Film: War machines

Planet-to-planet action in ‘Rogue One’

By Richard von Busack

Rogue One answers a question that’s been plaguing geeks for decades: Why did the Death Star have a design flaw so similar to the ever-convenient self-destruct button in spy movies? Having answered this, director Gareth Edwards races along to the climax of a dangerous mission, carried out with a mixed cast of funny-name bearers. Central to it is Jyn Erso (Felicity Jones, as determined and rabbitty as ever).

Rebels join Jyn to eventually become the crew of a battered Imperial freighter stolen and renamed “Rogue One.” The crew roster includes a brain-damaged pilot, as well as Chirrut, a blind, semi-Jedi with Zen archer skills (Donnie Yen, whose tremendous martial artistry is the single most rapture-inducing part of the show).

With the rebels is a reprogrammed droid, K2SO (voiced by Alan Tudyk). He’s long-legged, 8 feet tall, snippy and only intermittently obedient. “I thought I told you to wait in the ship!” K2SO gets told by his companion person Cassian (Diego Luna). As per the nerve-wracked Dr. Smith in TV’s Lost in Space, this android gives the defeatists in the audience someone to cheer on: He likes to recite the exact percentages of how fail-prone a given mission might be.

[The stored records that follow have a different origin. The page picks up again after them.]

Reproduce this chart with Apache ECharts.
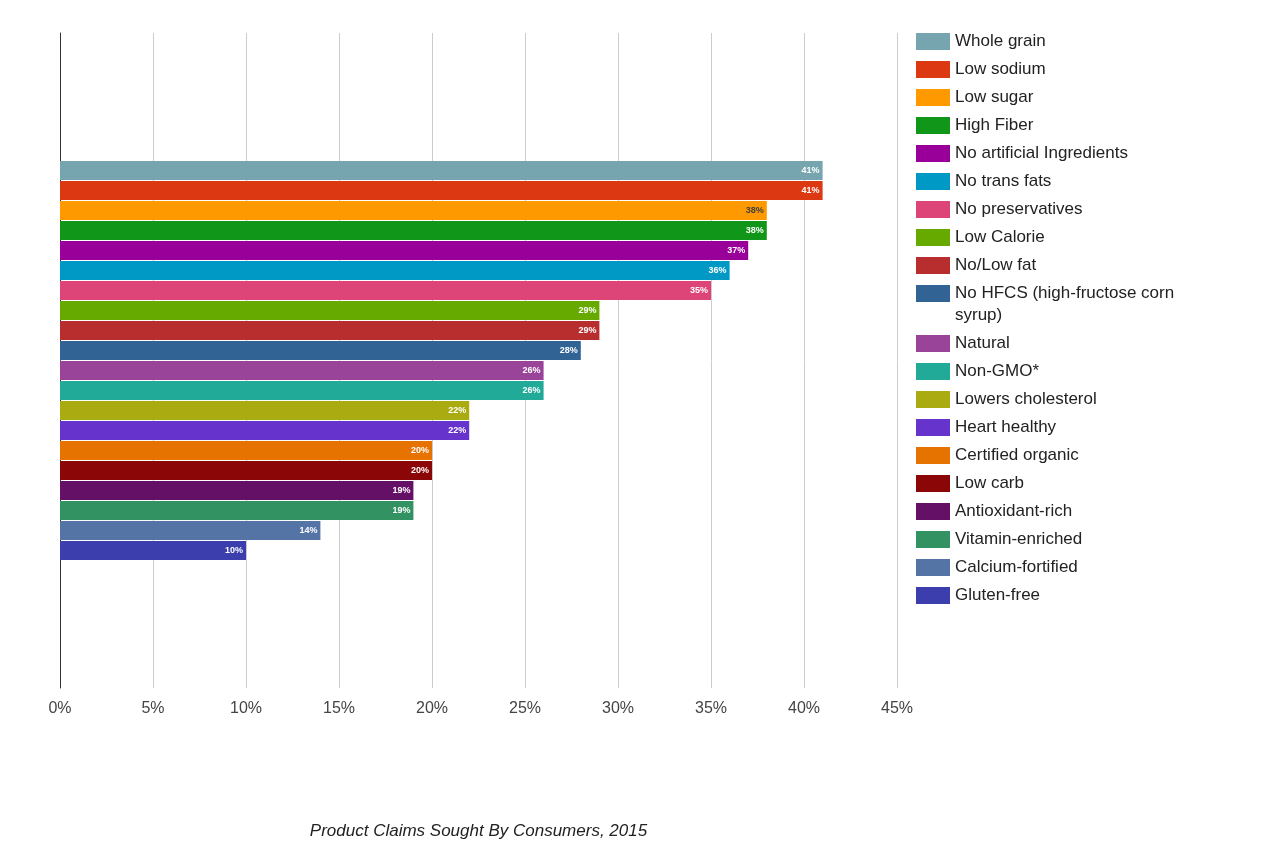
<!DOCTYPE html>
<html>
<head>
<meta charset="utf-8">
<script src="https://cdn.jsdelivr.net/npm/echarts@6/dist/echarts.min.js"></script>
<style>html,body{margin:0;padding:0;background:#fff}#c{width:1276px;height:864px}</style>
</head>
<body>
<div id="c"></div>
<script>
const categories = ['Product Claims Sought By Consumers, 2015'];
const seriesNames = ['Whole grain','Low sodium','Low sugar','High Fiber','No artificial Ingredients','No trans fats','No preservatives','Low Calorie','No/Low fat','No HFCS (high-fructose corn syrup)','Natural','Non-GMO*','Lowers cholesterol','Heart healthy','Certified organic','Low carb','Antioxidant-rich','Vitamin-enriched','Calcium-fortified','Gluten-free'];
const seriesValues = [41,41,38,38,37,36,35,29,29,28,26,26,22,22,20,20,19,19,14,10];
const colors = ['#76a5af','#dc3912','#ff9900','#109618','#990099','#0099c6','#dd4477','#66aa00','#b82e2e','#316395','#994499','#22aa99','#aaaa11','#6633cc','#e67300','#8b0707','#651067','#329262','#5574a6','#3b3eac'];
const labelColors = ['#fff','#fff','#404040','#fff','#fff','#fff','#fff','#fff','#fff','#fff','#fff','#fff','#fff','#fff','#fff','#fff','#fff','#fff','#fff','#fff'];
const xTicks = [0,5,10,15,20,25,30,35,40,45];

const FONT = 'Arial, "Liberation Sans", sans-serif';
const legendBase = {
  orient: 'vertical', left: 916, padding: 0, icon: 'rect',
  itemWidth: 34, itemHeight: 17, itemGap: 6,
  textStyle: { fontFamily: FONT, fontSize: 17, color: '#222', lineHeight: 22 }
};
const chart = echarts.init(document.getElementById('c'));
chart.setOption({
  animation: false,
  grid: { left: 60, right: 379, top: 33, bottom: 176, containLabel: false },
  legend: [
    Object.assign({}, legendBase, { top: 30.5, data: seriesNames.slice(0, 9) }),
    Object.assign({}, legendBase, { top: 260.5, data: seriesNames.slice(9, 10),
      formatter: () => '\nNo HFCS (high-fructose corn\nsyrup)' }),
    Object.assign({}, legendBase, { top: 332.5, data: seriesNames.slice(10) })
  ],
  xAxis: {
    type: 'value', min: xTicks[0], max: xTicks[xTicks.length - 1], interval: 5,
    name: categories[0], nameLocation: 'middle', nameGap: 135,
    nameTextStyle: { fontFamily: FONT, fontSize: 17, fontStyle: 'italic', color: '#222' },
    axisLine: { show: false }, axisTick: { show: false },
    axisLabel: { formatter: '{value}%', fontFamily: FONT, fontSize: 16, color: '#444', margin: 13 },
    splitLine: { lineStyle: { color: '#cccccc', width: 1 } }
  },
  yAxis: {
    type: 'category', data: [''],
    axisLine: { show: true, lineStyle: { color: '#333', width: 1 } },
    axisTick: { show: false }, axisLabel: { show: false }, splitLine: { show: false }
  },
  series: seriesNames.map((n, i) => ({
    name: n, type: 'bar', data: [seriesValues[i]],
    barWidth: 19, barGap: '5.3%',
    itemStyle: { color: colors[i] },
    label: { show: true, position: 'insideRight', distance: 3, formatter: '{c}%',
      fontFamily: FONT, fontSize: 9, fontWeight: 'bold', color: labelColors[i] },
    emphasis: { disabled: true }
  }))
});
</script>
</body>
</html>
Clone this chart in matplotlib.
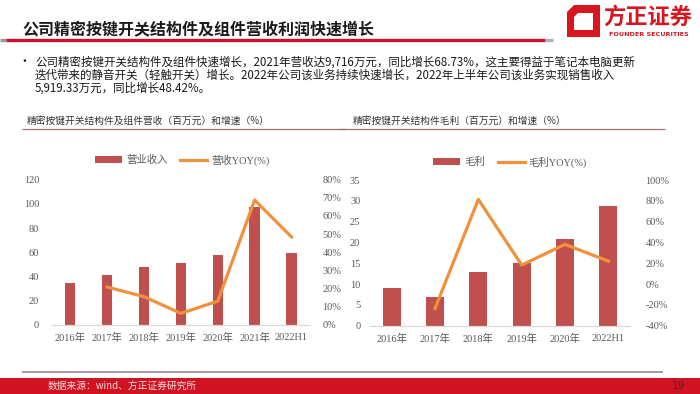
import matplotlib
matplotlib.use("Agg")
import matplotlib.pyplot as plt
import numpy as np
from matplotlib.patches import Rectangle, Polygon
from matplotlib.lines import Line2D
from matplotlib.ticker import FuncFormatter, MultipleLocator

plt.rcParams['font.family'] = ['Noto Sans CJK SC', 'DejaVu Sans']
SERIF = ['Liberation Serif', 'Noto Sans CJK SC']

# ---- data ----
rev_cats = ['2016年', '2017年', '2018年', '2019年', '2020年', '2021年', '2022H1']
rev_vals = [34.3, 41.5, 48.0, 51.0, 57.7, 97.2, 59.2]
rev_yoy = [np.nan, 20.9, 15.6, 6.4, 13.1, 68.7, 48.4]

gp_cats = ['2016年', '2017年', '2018年', '2019年', '2020年', '2022H1']
gp_vals = [9.0, 7.0, 12.8, 15.1, 20.8, 28.7]
gp_yoy = [np.nan, -23.4, 81.4, 18.3, 38.1, 22.1]

title = '公司精密按键开关结构件及组件营收利润快速增长'
bullet_lines = [
    '公司精密按键开关结构件及组件快速增长，2021年营收达9,716万元，同比增长68.73%，这主要得益于笔记本电脑更新',
    '迭代带来的静音开关（轻触开关）增长。2022年公司该业务持续快速增长，2022年上半年公司该业务实现销售收入',
    '5,919.33万元，同比增长48.42%。',
]
sub_left = '精密按键开关结构件及组件营收（百万元）和增速（%）'
sub_right = '精密按键开关结构件毛利（百万元）和增速（%）'
footer = '数据来源：wind、方正证券研究所'
page = '19'

BAR = '#c0504d'
LINE = '#f0913c'
TICK = '#595959'

W, H = 700, 394
fig = plt.figure(figsize=(7, 3.94), dpi=100)
fig.patch.set_facecolor('white')

def fx(x):
    return x / W

def fy(y):
    return 1 - y / H

def hline(x0, x1, y, color, lw):
    fig.add_artist(Line2D([fx(x0), fx(x1)], [fy(y), fy(y)], color=color, lw=lw,
                          transform=fig.transFigure, solid_capstyle='butt'))

# ---- header ----
fig.text(fx(22), fy(29), title, fontsize=11.5, fontweight='bold', color='#1a1a1a',
         va='center', ha='left')
hline(0, 6, 39.5, '#9a9a9a', 2.4)
hline(6, 545, 39.5, '#c8102e', 2.4)
hline(545, 553, 39.5, '#b0b0b0', 2.4)

# logo
red = '#d7161f'
outer = Polygon([[fx(574), fy(5)], [fx(600), fy(5)], [fx(600), fy(37)], [fx(567), fy(37)],
                 [fx(567), fy(12)]], closed=True, transform=fig.transFigure,
                facecolor=red, edgecolor='none')
fig.add_artist(outer)
inner = Polygon([[fx(578), fy(13)], [fx(593), fy(13)], [fx(593), fy(30)], [fx(574), fy(30)],
                 [fx(574), fy(17)]], closed=True, transform=fig.transFigure,
                facecolor='white', edgecolor='none')
fig.add_artist(inner)
fig.text(fx(648), fy(17), '方正证券', fontsize=16, fontweight='bold', color=red,
         ha='center', va='center')
fig.text(fx(649), fy(34), 'FOUNDER SECURITIES', fontsize=4.6, fontweight='bold',
         color=red, ha='center', va='center', family=['DejaVu Sans'])

# bullet text
fig.text(fx(24), fy(62), '•', fontsize=8.5, color='#1a1a1a', ha='center', va='center')
for i, ln in enumerate(bullet_lines):
    fig.text(fx(35), fy(62 + 13.2 * i), ln, fontsize=8.3, color='#1a1a1a',
             ha='left', va='center')

# subtitles
fig.text(fx(27), fy(121), sub_left, fontsize=7, color='#333333', ha='left', va='center')
hline(22, 345, 128.5, '#a07070', 0.9)
fig.text(fx(353), fy(121), sub_right, fontsize=7, color='#333333', ha='left', va='center')
hline(340, 665, 128.5, '#a07070', 0.9)

# footer
hline(22, 663, 372, '#a89a9a', 1.4)
fig.add_artist(Rectangle((0, 0), 1, fy(378), transform=fig.transFigure,
                         facecolor='#cf1322', edgecolor='none'))
fig.text(fx(48), fy(386), footer, fontsize=7, color='#f4dede', ha='left', va='center')
fig.text(fx(678), fy(386), page, fontsize=7.5, color='#5a2020', ha='center', va='center',
         family=['DejaVu Sans'])

pct = FuncFormatter(lambda v, p: f'{v:.0f}%')

def style(ax, ax2):
    for a in (ax, ax2):
        for s in a.spines.values():
            s.set_visible(False)
        a.tick_params(length=0, colors=TICK, labelsize=7.5)
        for lab in a.get_yticklabels() + a.get_xticklabels():
            lab.set_family(SERIF)
    ax.spines['bottom'].set_visible(True)
    ax.spines['bottom'].set_color('#d9d9d9')
    ax.spines['bottom'].set_linewidth(0.9)
    ax.set_facecolor('none')

# ---- left chart ----
axL = fig.add_axes([fx(51.7), fy(325), fx(310) - fx(51.7), fy(179.5) - fy(325)])
xL = np.arange(len(rev_cats))
axL.bar(xL, rev_vals, width=0.28, color=BAR, label='营业收入', zorder=2)
axL.set_xlim(-0.5, len(rev_cats) - 0.5)
axL.set_ylim(0, 120)
axL.yaxis.set_major_locator(MultipleLocator(20))
axL.set_xticks(xL)
axL.set_xticklabels(rev_cats)
axL2 = axL.twinx()
axL2.plot(xL, rev_yoy, color=LINE, lw=2.3, label='营收YOY(%)', zorder=3)
axL2.set_ylim(0, 80)
axL2.yaxis.set_major_locator(MultipleLocator(10))
axL2.yaxis.set_major_formatter(pct)
style(axL, axL2)
axL.tick_params(axis='y', pad=9)
axL2.tick_params(axis='y', pad=9)
axL.tick_params(axis='x', pad=6)
h1, l1 = axL.get_legend_handles_labels()
h2, l2 = axL2.get_legend_handles_labels()
fig.legend(h1 + h2, l1 + l2, loc='center', bbox_to_anchor=(fx(182), fy(160)), ncol=2,
           frameon=False, prop={'family': SERIF, 'size': 7.5}, labelcolor=TICK,
           handlelength=2.6, handleheight=0.6, columnspacing=1.2, handletextpad=0.4)

# ---- right chart ----
axR = fig.add_axes([fx(370), fy(325.7), fx(630) - fx(370), fy(180) - fy(325.7)])
xR = np.arange(len(gp_cats))
axR.bar(xR, gp_vals, width=0.42, color=BAR, label='毛利', zorder=2)
axR.set_xlim(-0.5, len(gp_cats) - 0.5)
axR.set_ylim(0, 35)
axR.yaxis.set_major_locator(MultipleLocator(5))
axR.set_xticks(xR)
axR.set_xticklabels(gp_cats)
axR2 = axR.twinx()
axR2.plot(xR, gp_yoy, color=LINE, lw=2.3, label='毛利YOY(%)', zorder=3)
axR2.set_ylim(-40, 100)
axR2.yaxis.set_major_locator(MultipleLocator(20))
axR2.yaxis.set_major_formatter(pct)
style(axR, axR2)
axR.tick_params(axis='y', pad=7)
axR2.tick_params(axis='y', pad=11)
axR.tick_params(axis='x', pad=6)
h1, l1 = axR.get_legend_handles_labels()
h2, l2 = axR2.get_legend_handles_labels()
fig.legend(h1 + h2, l1 + l2, loc='center', bbox_to_anchor=(fx(510), fy(162)), ncol=2,
           frameon=False, prop={'family': SERIF, 'size': 7.5}, labelcolor=TICK,
           handlelength=2.6, handleheight=0.6, columnspacing=1.2, handletextpad=0.4)

fig.savefig('out.png', dpi=100, facecolor='white')
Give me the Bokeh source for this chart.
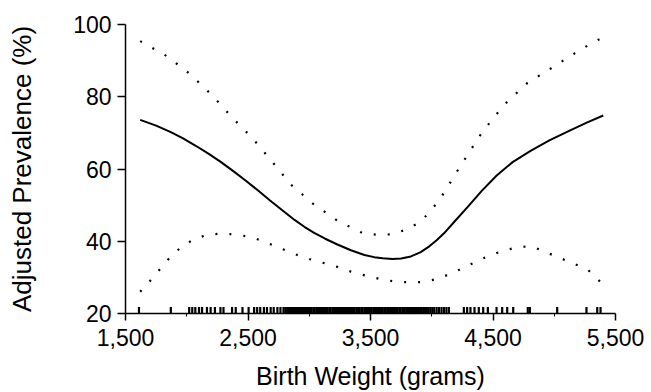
from bokeh.plotting import figure
from bokeh.models import Range1d, FixedTicker, NumeralTickFormatter
from bokeh.embed import file_html
from bokeh.resources import INLINE

# Adjusted prevalence estimate (solid line)
solid_x = [1620, 1750, 1870, 1970, 2070, 2180, 2280, 2380, 2480, 2580, 2680, 2780,
           2880, 2960, 3040, 3130, 3230, 3340, 3450, 3530, 3600, 3680, 3750, 3830,
           3910, 3980, 4040, 4100, 4190, 4290, 4410, 4530, 4660, 4810, 4960, 5130,
           5270, 5400]
solid_y = [73.6, 72.0, 70.2, 68.5, 66.5, 64.2, 61.9, 59.4, 56.8, 54.1, 51.3, 48.6,
           45.9, 44.0, 42.3, 40.7, 39.1, 37.5, 36.2, 35.6, 35.3, 35.1, 35.2, 35.8,
           37.0, 38.6, 40.3, 42.2, 45.6, 49.4, 54.0, 58.2, 61.9, 65.1, 67.9, 70.7,
           72.9, 74.8]

# Upper confidence limit (dotted)
upper_x = [1620, 1840, 2030, 2210, 2370, 2540, 2700, 2850, 3030, 3230, 3445, 3560,
           3680, 3795, 3905, 3980, 4060, 4120, 4180, 4245, 4310, 4375, 4445, 4520,
           4595, 4780, 4980, 5180, 5290, 5400]
upper_y = [95.4, 91.2, 86.2, 80.3, 74.3, 68.4, 61.9, 55.7, 50.4, 45.7, 42.1, 41.8,
           41.9, 43.3, 45.3, 48.0, 51.3, 54.5, 57.9, 61.4, 64.8, 68.4, 71.6, 74.8,
           77.9, 83.8, 88.0, 92.3, 94.5, 96.5]

# Lower confidence limit (dotted)
lower_x = [1620, 1710, 1785, 1865, 1955, 2060, 2180, 2300, 2420, 2540, 2660, 2775,
           2885, 3000, 3115, 3230, 3340, 3460, 3570, 3690, 3815, 3930, 4045, 4155,
           4255, 4365, 4475, 4590, 4700, 4820, 4935, 5045, 5160, 5275, 5360, 5400]
lower_y = [26.0, 29.4, 32.4, 35.6, 38.4, 40.6, 41.9, 42.1, 41.8, 41.0, 39.5, 37.9,
           36.4, 35.1, 34.0, 32.9, 31.6, 30.5, 29.6, 28.9, 28.6, 28.7, 29.6, 31.0,
           32.6, 34.4, 36.1, 37.4, 38.4, 38.6, 36.9, 35.4, 33.8, 32.1, 29.3, 27.9]

# Observed birth weights (rug)
rug_weights = [1610, 1870, 2020, 2045, 2070, 2100, 2125, 2165, 2195, 2230, 2275, 2300,
               2370, 2400, 2455, 2505, 2550, 2575, 2600, 2630, 2655, 2685, 2710, 2740,
               2765, 2790, 2805, 2820, 2835, 2850, 2860, 2875, 2890, 2900, 2915, 2925,
               2940, 2950, 2965, 2975, 2990, 3000, 3010, 3020, 3035, 3045, 3060, 3070,
               3080, 3095, 3105, 3120, 3130, 3140, 3150, 3165, 3175, 3190, 3200, 3210,
               3220, 3235, 3245, 3260, 3270, 3280, 3290, 3300, 3315, 3325, 3340, 3350,
               3360, 3370, 3385, 3395, 3400, 3410, 3425, 3435, 3450, 3460, 3470, 3480,
               3495, 3500, 3510, 3525, 3535, 3545, 3560, 3570, 3580, 3590, 3600, 3615,
               3625, 3640, 3650, 3660, 3675, 3685, 3700, 3710, 3720, 3735, 3745, 3760,
               3770, 3780, 3795, 3805, 3815, 3830, 3840, 3855, 3865, 3880, 3890, 3905,
               3915, 3930, 3945, 3960, 3975, 3990, 4005, 4020, 4040, 4060, 4080, 4100,
               4120, 4140, 4262, 4289, 4316, 4349, 4384, 4420, 4458, 4529, 4575, 4616,
               4665, 4784, 4801, 5024, 5263, 5351, 5378]
rug_base = [20.0] * len(rug_weights)
rug_top = [21.8] * len(rug_weights)

x_ticks = [1500, 2500, 3500, 4500, 5500]
x_minor = [2000, 3000, 4000, 5000]
y_ticks = [20, 40, 60, 80, 100]
x_title = "Birth Weight (grams)"
y_title = "Adjusted Prevalence (%)"

FONT = "Liberation Sans"

p = figure(width=651, height=392, x_range=Range1d(1500, 5500), y_range=Range1d(20, 100),
           output_backend="svg", toolbar_location=None,
           min_border_left=125, min_border_right=36, min_border_top=24, min_border_bottom=79)
p.xgrid.visible = False
p.ygrid.visible = False
p.outline_line_color = None
p.background_fill_color = "white"
p.border_fill_color = "white"

p.xaxis.ticker = FixedTicker(ticks=x_ticks, minor_ticks=x_minor)
p.yaxis.ticker = FixedTicker(ticks=y_ticks, minor_ticks=[])
p.xaxis.formatter = NumeralTickFormatter(format="0,0")

for ax in (p.xaxis, p.yaxis):
    ax.axis_line_color = "black"
    ax.axis_line_width = 1.5
    ax.major_tick_line_color = "black"
    ax.major_tick_line_width = 1.5
    ax.minor_tick_line_color = "black"
    ax.major_tick_in = 0
    ax.minor_tick_in = 0
    ax.major_label_text_font = FONT
    ax.major_label_text_font_size = "23px"
    ax.major_label_text_color = "black"
    ax.axis_label_text_font = FONT
    ax.axis_label_text_font_style = "normal"
    ax.axis_label_text_color = "black"

p.xaxis.axis_label_text_font_size = "25px"
p.yaxis.axis_label_text_font_size = "26px"
p.xaxis.major_tick_out = 7
p.xaxis.minor_tick_out = 3
p.yaxis.major_tick_out = 8
p.xaxis.major_label_standoff = 8
p.yaxis.major_label_standoff = 6
p.xaxis.axis_label = x_title
p.yaxis.axis_label = y_title
p.xaxis.axis_label_standoff = 13
p.yaxis.axis_label_standoff = 33

p.segment(x0=rug_weights, y0=rug_base, x1=rug_weights, y1=rug_top, line_color="black", line_width=2.2)
p.line(solid_x, solid_y, line_color="black", line_width=2)
p.line(upper_x, upper_y, line_color="black", line_width=2.2, line_dash="2 12")
p.line(lower_x, lower_y, line_color="black", line_width=2.2, line_dash="2 12")

open("out.html", "w").write(file_html(p, INLINE))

The characters, including our guest-star Lord Vader, make stylish entrances—for example, Forest Whitaker as a blasted-up fanatic, stumping in on mismatched prosthetic feet—but they make even swifter departures. The Empire shoots back, for once, and with accuracy. Those who prefer the series’ explosions to the double-moonrises, should be slaked by what happens. It’s all action, hopping from planet to planet and blasting all the way. That makes it faster and more serious than anything in the series.

The seriousness also makes it less exhilarating than last year’s relaunch. One really wants to leave the recent election out of this experience, to go, watch and forget about the desperate times. This is difficult, given the huge emphasis on revolutionary self-sacrifice and battle lines being drawn; it’s an unpleasant kind of zeitgeist presented here, offering premonitions of possible struggle to come.